I conflitti armati pregiudicano gravemente il diritto all’istruzione. Inoltre, l’uso a scopo militare delle scuole può dar luogo a distruzioni che, a guerra finita, possono continuare a negare quel diritto. L’Ucraina è uno dei 114 stati che hanno sottoscritto la Dichiarazione sulle scuole sicure, un accordo che intende proteggere l’istruzione durante i conflitti armati e che prevede l’utilizzo di scuole abbandonate o evacuate solo quando non vi siano alternative praticabili.

ATTACCHI INDISCRIMINATI DELLE FORZE RUSSE

Molti degli attacchi delle forze russe documentati da Amnesty International nei mesi scorsi sono stati portati a termine mediante l’uso di armi inerentemente indiscriminate, come le bombe a grappolo che sono messe al bando a livello internazionale, o di armi esplosive che producono effetti su larga scala. Altri attacchi sono stati condotti con armi guidate con vari livelli di precisione che, in alcuni casi, hanno effettivamente colpito il bersaglio designato.

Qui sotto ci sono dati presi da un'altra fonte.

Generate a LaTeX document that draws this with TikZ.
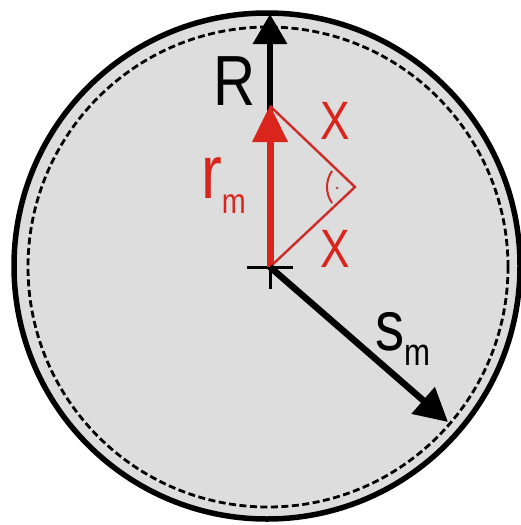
\documentclass[tikz,border=0pt]{standalone}
\usepackage{fontspec}
\setmainfont{Liberation Sans}
\usetikzlibrary{arrows.meta,calc}
\definecolor{fillgray}{RGB}{221,221,221}
\definecolor{myred}{RGB}{218,37,29}
\definecolor{trired}{RGB}{205,45,38}
\tikzset{
  ring/.style={circle, draw=black, inner sep=0pt},
  blackarrow/.style={line width=6.5pt, -{Triangle[length=30pt,width=33pt]}},
  redarrow/.style={myred, line width=7pt, -{Triangle[length=37pt,width=34pt]}},
  triline/.style={trired, line width=2.4pt, line join=miter},
  lab/.style={inner sep=0pt, xscale=0.82},
}
\begin{document}
\begin{tikzpicture}[x=1pt,y=-1pt]
\useasboundingbox (0,0) rectangle (521,525);
\fill[white] (0,0) rectangle (521,525);
% circles
\node[ring, line width=5.5pt, fill=fillgray, minimum size=506pt] (outer) at (267,266) {};
\node[ring, line width=2.8pt, dash pattern=on 7pt off 3.5pt, minimum size=480pt] (inner) at (268,267) {};
% points
\coordinate (O) at (270,267);
\coordinate (T) at (270,14);
\coordinate (Rt) at (270,105);
\coordinate (A) at (270,106);
\coordinate (B) at (355,187);
\coordinate (S) at (448,422);
\coordinate (CL) at (247,267);
\coordinate (CR) at (293,267);
\coordinate (CD) at (270,289);
% cross
\draw[line width=3pt] (CL) -- (CR);
\draw[line width=3pt] (O) -- (CD);
% R arrow
\draw[blackarrow] (O) -- (T);
% triangle
\draw[triline] (A) -- (B) -- (O);
\draw[trired, line width=2pt] ([shift={(145:28)}]B) arc[start angle=145, end angle=215, radius=28];
\node[circle, fill=trired!60!gray, inner sep=0pt, minimum size=3pt] (dot) at (337,188) {};
% red arrow
\draw[redarrow] (O) -- (Rt);
% s arrow
\draw[blackarrow, -{Triangle[length=33pt,width=34pt]}] (O) -- (S);
% labels
\node[lab, anchor=center, font=\fontsize{71}{71}\selectfont] (lR) at (234.5,81.5) {R};
\node[lab, anchor=center, text=myred, font=\fontsize{54}{54}\selectfont] (lX1) at (335,120.5) {X};
\node[lab, anchor=center, text=myred, font=\fontsize{54}{54}\selectfont] (lX2) at (335,249) {X};
\node[lab, anchor=base west, text=myred, font=\fontsize{76}{76}\selectfont] (lr) at (201,198) {r\raisebox{-15pt}{\fontsize{35}{35}\selectfont m}};
\node[lab, anchor=base west, font=\fontsize{71}{71}\selectfont] (ls) at (375,350) {s\raisebox{-15pt}{\fontsize{38}{38}\selectfont m}};
\end{tikzpicture}
\end{document}
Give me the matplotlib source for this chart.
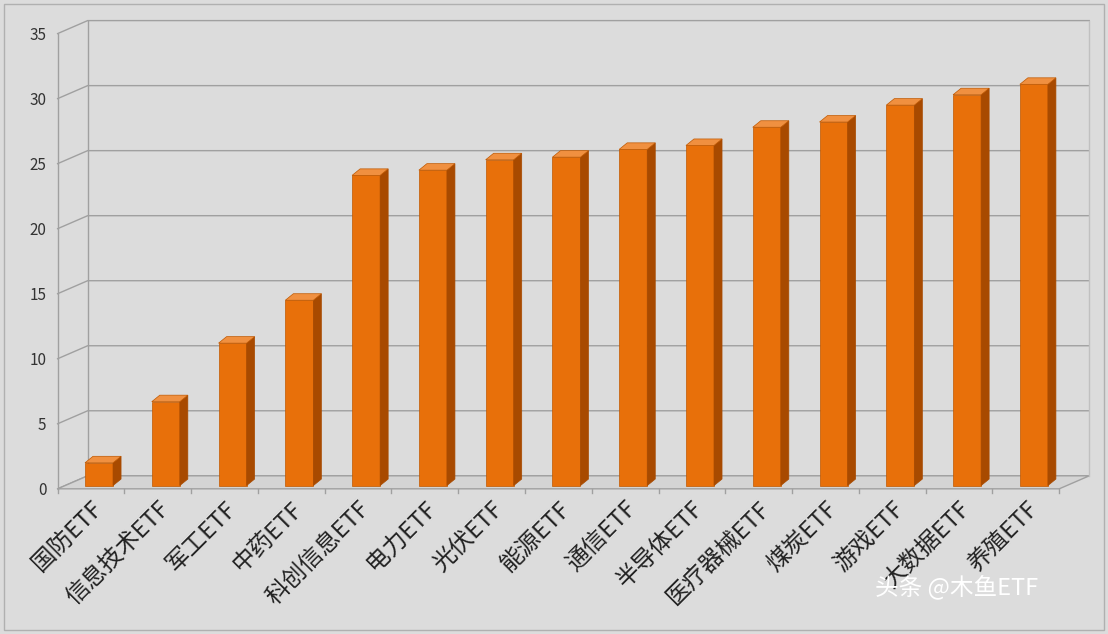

La tattica delle forze ucraine di collocare obiettivi militari all’interno dei centri abitati non giustifica in alcun modo attacchi indiscriminati da parte russa. Tutte le parti in conflitto devono sempre distinguere tra obiettivi militari e obiettivi civili e prendere tutte le precauzioni possibili, anche nella scelta delle armi da usare, per ridurre al minimo i danni ai civili. Gli attacchi indiscriminati che uccidono o feriscono civili o danneggiano obiettivi civili sono crimini di guerra.

“Chiediamo al governo ucraino di assicurare immediatamente l’allontanamento delle sue forze dai centri abitati o di evacuare le popolazioni civili dalle zone in cui le sue forze armate stanno operando. Gli eserciti non devono mai usare gli ospedali per attività belliche e dovrebbero usare le scuole o le abitazioni dei civili solo come ultima risorsa, quando nessun’altra alternativa sia percorribile”, ha dichiarato Agnès Callamard, segretaria generale di Amnesty International.

ULTERIORI INFORMAZIONI

Il diritto internazionale umanitario chiede a tutte le parti in conflitto di fare il massimo possibile per non collocare obiettivi militari all’interno o nei pressi di centri abitati. Altri obblighi circa la protezione delle popolazioni civili prevedono la loro evacuazione da luoghi prossimi a obiettivi militari e un preavviso efficace su ogni attacco che possa avere conseguenze per le popolazioni civili.

Il 29 luglio Amnesty International ha trasmesso al ministero della Difesa di Kiev le conclusioni delle sue ricerche. Al momento, non è ancora pervenuta una risposta.